Let’s get brutally honest here… the Apple iSheep need to get their iSticks out of their iButts. Do they really think that they can pompously trash all other computer manufacturers over and over and over again and NOT have someone speak up in response? Do they REALLY think that they have the monopoly on pretending to be hip and trendy and cool?
And that perhaps separates the two ads between Apple and Microsoft. Apple has to rely on sketch comedy between two actors with a little music box ditty running in the background. Microsoft, on the other hand, shows real people in real stores going over the various computers. They didn’t pretend to be hip or cool. They just showed people.
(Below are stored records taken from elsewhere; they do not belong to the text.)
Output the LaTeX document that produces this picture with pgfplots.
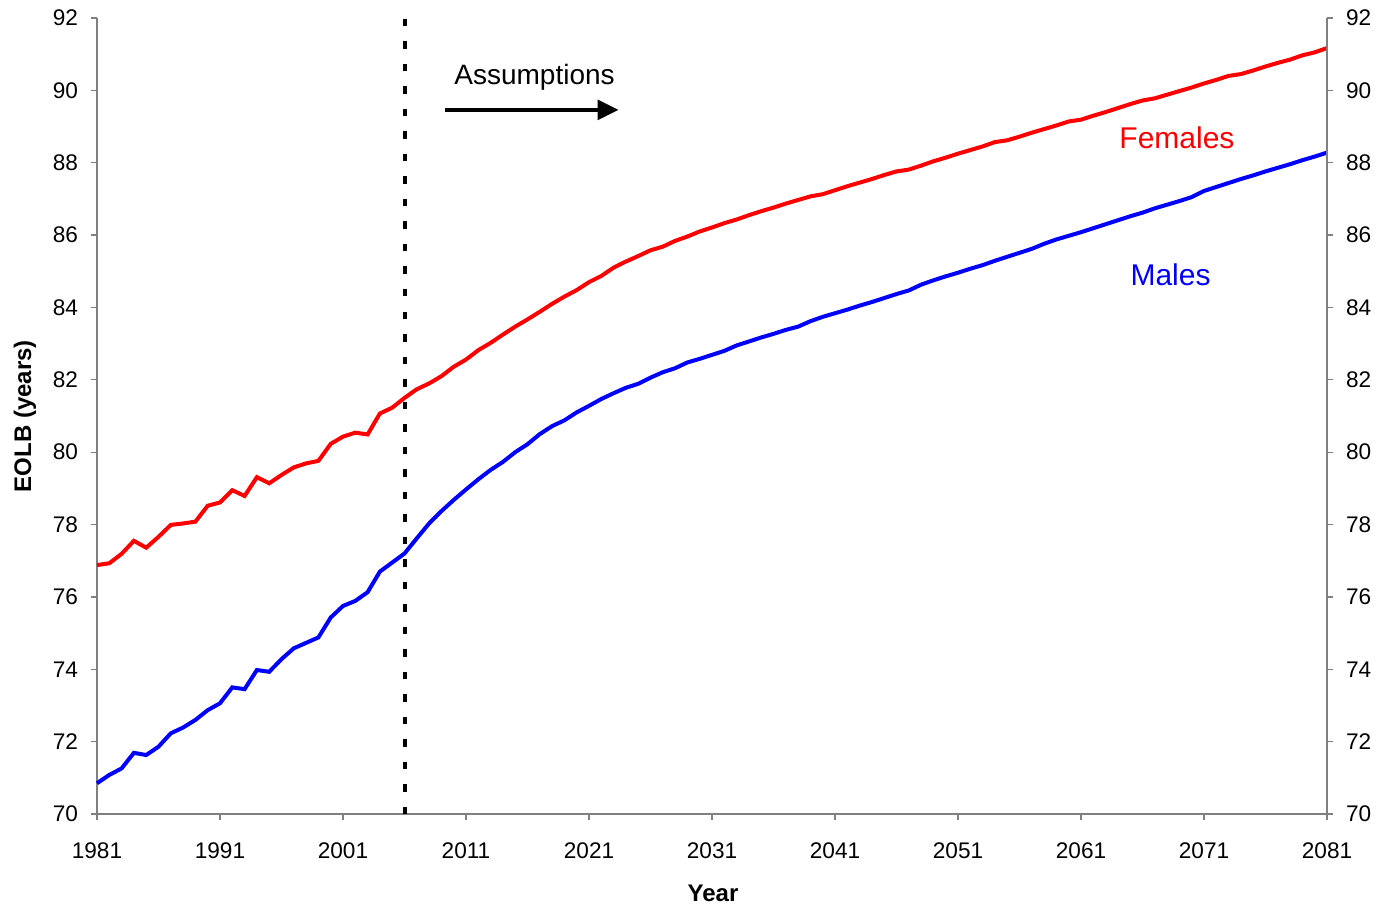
\documentclass[border=0pt]{standalone}
\usepackage{pgfplots}
\pgfplotsset{compat=1.18}
\usepackage{pgfplotstable}
\usepackage{fontspec}
\setmainfont{Liberation Sans}
\usetikzlibrary{arrows.meta}
\definecolor{axgray}{gray}{0.5}
\definecolor{xred}{RGB}{255,0,0}
\definecolor{xblue}{RGB}{0,0,255}

\pgfplotstableread{
year F M
1981 76.88 70.85
1982 76.93 71.08
1983 77.19 71.26
1984 77.55 71.69
1985 77.36 71.63
1986 77.66 71.86
1987 77.99 72.23
1988 78.03 72.39
1989 78.08 72.60
1990 78.52 72.87
1991 78.61 73.06
1992 78.95 73.50
1993 78.79 73.45
1994 79.31 73.98
1995 79.14 73.93
1996 79.37 74.28
1997 79.58 74.58
1998 79.69 74.73
1999 79.76 74.88
2000 80.23 75.43
2001 80.43 75.75
2002 80.54 75.89
2003 80.49 76.13
2004 81.07 76.70
2005 81.23 76.95
2006 81.50 77.20
2007 81.74 77.62
2008 81.90 78.03
2009 82.10 78.37
2010 82.36 78.68
2011 82.56 78.97
2012 82.82 79.25
2013 83.02 79.51
2014 83.25 79.73
2015 83.47 80.00
2016 83.67 80.22
2017 83.88 80.50
2018 84.10 80.72
2019 84.30 80.88
2020 84.48 81.10
2021 84.70 81.28
2022 84.87 81.47
2023 85.10 81.63
2024 85.27 81.78
2025 85.42 81.89
2026 85.58 82.06
2027 85.68 82.21
2028 85.84 82.32
2029 85.96 82.48
2030 86.10 82.58
2031 86.21 82.69
2032 86.33 82.80
2033 86.43 82.95
2034 86.55 83.06
2035 86.66 83.17
2036 86.76 83.27
2037 86.87 83.38
2038 86.97 83.47
2039 87.07 83.62
2040 87.13 83.74
2041 87.24 83.84
2042 87.35 83.94
2043 87.45 84.05
2044 87.55 84.15
2045 87.66 84.26
2046 87.76 84.37
2047 87.81 84.47
2048 87.92 84.63
2049 88.04 84.75
2050 88.14 84.86
2051 88.25 84.96
2052 88.35 85.07
2053 88.45 85.17
2054 88.57 85.29
2055 88.62 85.40
2056 88.72 85.51
2057 88.83 85.62
2058 88.93 85.76
2059 89.03 85.88
2060 89.14 85.98
2061 89.19 86.08
2062 89.30 86.19
2063 89.40 86.30
2064 89.51 86.41
2065 89.62 86.52
2066 89.72 86.62
2067 89.78 86.74
2068 89.88 86.84
2069 89.98 86.94
2070 90.08 87.05
2071 90.19 87.22
2072 90.29 87.33
2073 90.40 87.44
2074 90.45 87.55
2075 90.55 87.65
2076 90.66 87.76
2077 90.76 87.86
2078 90.85 87.96
2079 90.97 88.07
2080 91.05 88.17
2081 91.17 88.28
}\datatable

\begin{document}
\begin{tikzpicture}
\useasboundingbox (-48.5pt,-46pt) rectangle (641pt,407pt);
\pgfplotsset{
  common/.style={
    scale only axis, width=615pt, height=398pt,
    xmin=1981, xmax=2081, ymin=70, ymax=92,
    at={(0,0)}, anchor=south west,
    tick align=outside, major tick length=3pt,
    every tick/.style={axgray, line width=0.6pt},
    axis line style={axgray, line width=0.6pt},
    tick label style={font=\fontsize{11.3}{13}\selectfont, black},
    /pgf/number format/assume math mode=true,
    /pgf/number format/1000 sep={},
    ytick={70,72,...,92},
    clip=false,
  }
}
\begin{axis}[common,
  axis x line*=bottom, axis y line*=left,
  xtick={1981,1991,...,2081},
  xlabel={\textbf{Year}}, ylabel={\textbf{EOLB (years)}},
  label style={font=\fontsize{12}{14}\selectfont},
  xlabel style={at={(axis description cs:0.5008,-0.0992)}, anchor=center},
  ylabel style={at={(axis description cs:-0.0585,0.5)}, anchor=center},
  yticklabel style={xshift=-3pt},
  xticklabel style={yshift=-8pt},
]
\addplot[xred, line width=2pt] table[x=year, y=F] {\datatable};
\addplot[xblue, line width=2pt] table[x=year, y=M] {\datatable};
\addplot[black, line width=2pt, dash pattern=on 3.75pt off 7.5pt] coordinates {(2006,70) (2006,92)};
\draw[-{Triangle[length=10.5pt,width=10pt]}, line width=1.6pt] (axis cs:2009.3,89.46) -- (axis cs:2023.4,89.46);
\node[anchor=base, font=\fontsize{14}{16}\selectfont] at (axis cs:2016.57,90.15) {Assumptions};
\node[anchor=base, font=\fontsize{15}{17}\selectfont, text=xred] at (axis cs:2068.8,88.40) {Females};
\node[anchor=base, font=\fontsize{15}{17}\selectfont, text=xblue] at (axis cs:2068.28,84.62) {Males};
\end{axis}
\begin{axis}[common,
  axis x line=none, axis y line*=right,
  yticklabel style={xshift=3pt},
]
\end{axis}
\end{tikzpicture}
\end{document}
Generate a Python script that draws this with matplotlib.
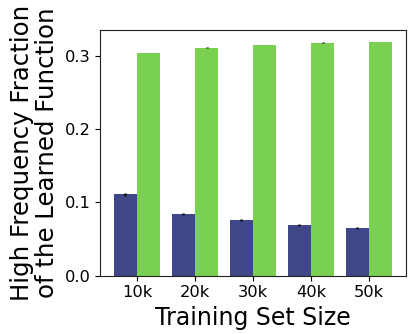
import numpy as np
import matplotlib
matplotlib.use("Agg")
import matplotlib.pyplot as plt

# ---------- Data ----------
sizes = ["10k", "20k", "30k", "40k", "50k"]
low_vals = [0.111, 0.084, 0.076, 0.069, 0.065]
low_err = [0.0025, 0.0012, 0.001, 0.001, 0.0018]
high_vals = [0.304, 0.311, 0.315, 0.318, 0.319]
high_err = [0.0005, 0.0006, 0.0003, 0.0003, 0.0003]

BLUE = "#404788"
GREEN = "#7AD151"


def main():
    fig = plt.figure(figsize=(4.12, 3.34), dpi=100)
    ax = fig.add_axes([0.2427, 0.1746, 0.7427, 0.7356])

    x = np.arange(len(sizes))
    width = 0.4
    err_kw = dict(ecolor="#1a1a1a", elinewidth=2, capsize=0)

    ax.bar(x - width / 2, low_vals, width, yerr=low_err, color=BLUE,
           error_kw=err_kw)
    ax.bar(x + width / 2, high_vals, width, yerr=high_err, color=GREEN,
           error_kw=err_kw)

    ax.set_xticks(x)
    ax.set_xticklabels(sizes)
    ax.set_yticks([0.0, 0.1, 0.2, 0.3])
    ax.tick_params(labelsize=11.7)

    ax.set_xlabel("Training Set Size", fontsize=17)
    ax.set_ylabel("High Frequency Fraction\nof the Learned Function",
                  fontsize=17.6, linespacing=1.05)

    for sp in ax.spines.values():
        sp.set_color("#222222")

    fig.savefig("out.png", dpi=100)
    plt.close(fig)


if __name__ == "__main__":
    main()
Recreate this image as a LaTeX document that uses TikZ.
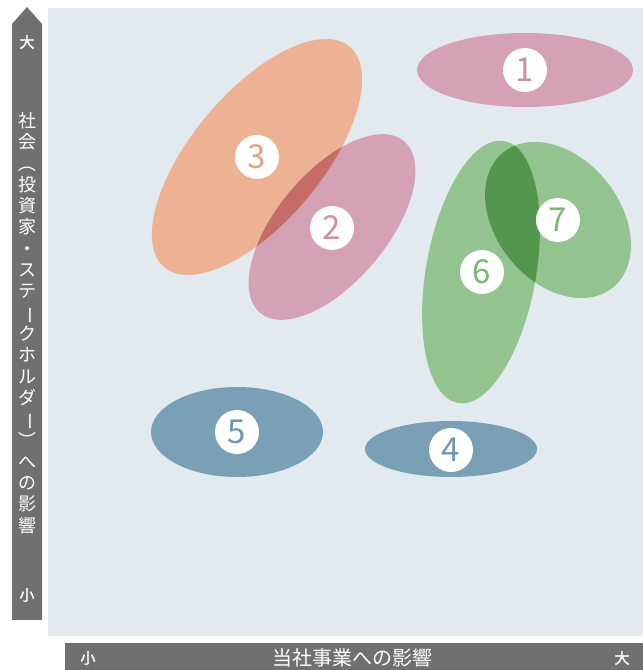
\documentclass[tikz,border=0pt]{standalone}
\usepackage{fontspec}
\usepackage{graphicx}
\setmainfont{Noto Sans CJK JP}
\newfontfamily\boldcjk[FakeBold=1.6]{Noto Sans CJK JP}
\definecolor{bgc}{HTML}{E2EAF0}
\definecolor{barc}{HTML}{707070}
\definecolor{pinkc}{HTML}{D5A2B5}
\definecolor{pinkn}{HTML}{CD8FA6}
\definecolor{orangec}{HTML}{EDB194}
\definecolor{orangen}{HTML}{E9A07F}
\definecolor{ovred}{HTML}{C66C66}
\definecolor{greenc}{HTML}{93C38E}
\definecolor{greenn}{HTML}{7DB679}
\definecolor{ovgreen}{HTML}{55964F}
\definecolor{bluec}{HTML}{7AA0B5}
\definecolor{bluen}{HTML}{6F96AE}
\newcommand{\rotch}[1]{\rotatebox[origin=c]{-90}{#1}}
\begin{document}
\begin{tikzpicture}[x=1pt,y=1pt,
  numc/.style={circle, fill=white, minimum size=44pt, inner sep=0pt, font=\fontsize{33}{33}\selectfont},
  lab/.style={text=white, inner sep=0pt, font=\fontsize{16}{16}\selectfont},
  endlab/.style={text=white, inner sep=0pt, font=\boldcjk\fontsize{15}{15}\selectfont}]
\useasboundingbox (0,0) rectangle (643,670);
% panel and axes
\fill[bgc] (48,34) rectangle (643,662);
\fill[barc] (12,50) -- (12,646) -- (27,663) -- (42,646) -- (42,50) -- cycle;
\fill[barc] (65,0) rectangle (643,27);
% ellipses
\fill[pinkc] (525,600) ellipse [x radius=108, y radius=37];
\fill[orangec, rotate around={50:(257,513)}] (257,513) ellipse [x radius=144, y radius=65];
\fill[pinkc, rotate around={50:(332,443)}] (332,443) ellipse [x radius=112, y radius=55];
\begin{scope}
  \clip[rotate around={50:(257,513)}] (257,513) ellipse [x radius=144, y radius=65];
  \fill[ovred, rotate around={50:(332,443)}] (332,443) ellipse [x radius=112, y radius=55];
\end{scope}
\fill[greenc, rotate around={80:(481,398)}] (481,398) ellipse [x radius=133, y radius=55];
\fill[greenc, rotate around={-51:(558,450)}] (558,450) ellipse [x radius=87, y radius=62];
\begin{scope}
  \clip[rotate around={80:(481,398)}] (481,398) ellipse [x radius=133, y radius=55];
  \fill[ovgreen, rotate around={-51:(558,450)}] (558,450) ellipse [x radius=87, y radius=62];
\end{scope}
\fill[bluec] (237,238) ellipse [x radius=86, y radius=45];
\fill[bluec] (451,221) ellipse [x radius=86, y radius=28];
% number markers
\node[numc, text=pinkn] (n1) at (525,600) {1};
\node[numc, text=pinkn] (n2) at (332,442) {2};
\node[numc, text=orangen] (n3) at (257,513) {3};
\node[numc, text=bluen] (n4) at (451,220) {4};
\node[numc, text=bluen] (n5) at (237,238) {5};
\node[numc, text=greenn] (n6) at (482,398) {6};
\node[numc, text=greenn] (n7) at (558,450) {7};
% axis labels
\node[endlab] (ytop) at (27,628) {大};
\node[endlab] (ybot) at (27,75) {小};
\node[lab, align=center, font=\fontsize{18}{21.3}\selectfont] (ytitle) at (27,347)
  {社\\会\\\rotch{（}\\投\\資\\家\\・\\ス\\テ\\\rotch{ー}\\ク\\ホ\\ル\\ダ\\\rotch{ー}\\\rotch{）}\\へ\\の\\影\\響};
\node[endlab] (xl) at (88,12) {小};
\node[lab, font=\fontsize{20}{20}\selectfont] (xtitle) at (352,12) {当社事業への影響};
\node[endlab] (xr) at (622,12) {大};
\end{tikzpicture}
\end{document}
When all is said and done, a computer is just a TOOL. It doesn’t make you hip or trendy or cool. A bikini model holding a laptop under her arm will still look just as hot if she is holding a Fujitsu Lifebook as she would an Apple MacBook. It doesn’t really matter what BRAND you have as long as it does what you want it to do. That is the REAL secret to the success of the PC manufacturers.
Apple has some really great products. But if all they’re doing is sell a brand, then they really have no idea why they’re not the top computer manufacturer. Maybe instead of marketing an iLife, they should focus at looking at the real thing.